I have always liked Keanu (and even attended the Keanu Reeves Retrospective at the TIFF Bell Lightbox early last year). He is in no great rush to give you Capital-A acting. He has never displayed much range, and mostly appears Zen-constipated, but his cool detachment is the perfect fit for this character. And, of course, he is game for the physically demanding stunt work.

Oops, I realized I forgot to mention the plot. John Wick is a bad guy who does bad things to bad people. He retires from his life of crime to live a regular one with his wife. She dies from an unspecified illness, and all he has left of her is a puppy she sent to him as a posthumous gift. After Russian thugs kill his puppy and steal his 1969 Mustang, John Wick returns to his former killing ways as he sets out to find and kill those responsible.  

The dog-killing scene was horrifying and didn’t sit well with me. I think a simple dognapping scenario would have given the character enough of a motivation for revenge. Also, we don’t see John Wick’s wife as a fully realized character. She is an idea – an image on a smartphone video. But, her death precipitates everything that follows and gives our anti-hero and us an inherent reason for the bloodshed. What the movie lacks in narrative depth, it makes up for in highly stylized violence; once the main plot has been established, the film consists of John Wick taking out rooms full of guys who should know better than to be in his way.
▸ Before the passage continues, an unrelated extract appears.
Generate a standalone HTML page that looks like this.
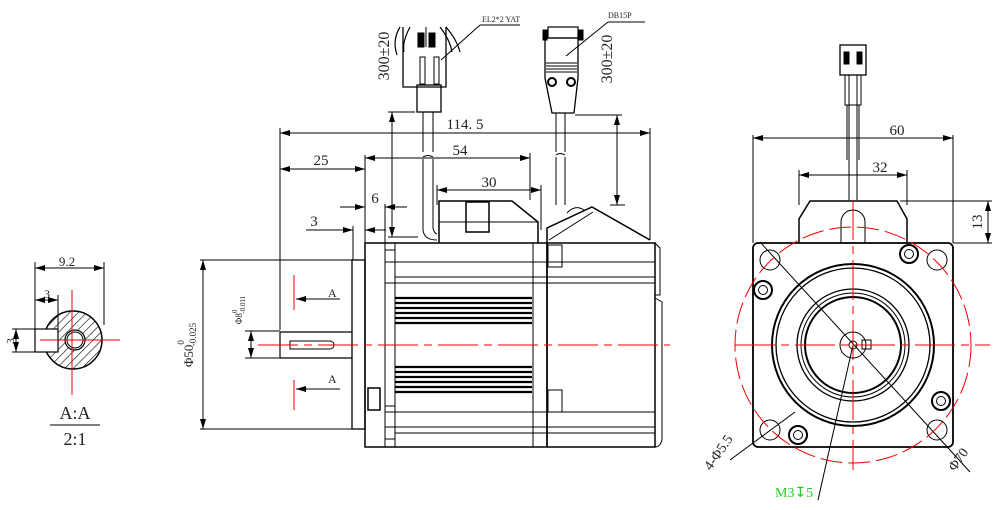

There is such a high level of technical craftsmanship deployed by directors Chad Stahelski and David Leitch that I was shocked to discover ‘John Wick’ is their directorial debut. They know how to frame action. The action doesn’t call attention to itself; thankfully, there isn’t a single shot of slow motion, nor is there much use of the stomach-turning shaky-cam that reduces many contemporary action sequences to visual disarray. Accompanied with Kaleida’s ‘Think’ (and many other terrific soundtrack choices), the filmmakers (both veteran stuntmen) give us a sense that we are watching a bloody, ultra-violent Fred Astaire MGM musical.

Unfortunately, the violence does get repetitive and the film suffers in comparison to ‘The Raid 2’ from earlier this year; ‘The Raid 2’ did a masterful job of incrementally upping the ante before arriving at its breathtaking, and exhausting climax. Here, the stakes remain stagnant throughout and we witness a series of expertly choreographed action sequences, but they don’t build upon each other; one sequence doesn’t try to outdo the standards established in a previous sequence.

But even with this shortcoming, the production design of the picture remains an eyeful. A lot of care and attention to detail went into crafting this fully realized conspiratorial underworld. When John Wick is in mourning, the visual palette consists of desaturated colors; in latter scenes involving the criminal underworld, the colors (particularly green and red) really pop out. And to give a sense of this fully realized world, let me just say that the assassins use gold coins as currency. There is also an upscale downtown hotel that caters to assassins; it appears to be a place of demobilization. Business cannot be conducted within the confines of this establishment, and breaking the rules can have serious consequences.

Despite some talk about karma, the film’s ambitions are aesthetic, not moral; ‘John Wick’ has no delusions of grandeur. This is the sort of R-rated action thriller I found myself missing (and the sort of picture I was hoping ‘The Equalizer’ would be). Hollywood seems preoccupied trying to service its teen-friendly market. Costly CGI action has put old school ruthlessness to rest. I hope to see more movies like ‘John Wick’. And less PG-13 action pictures – the rating is mostly an invitation of half measures and tepidness. QED.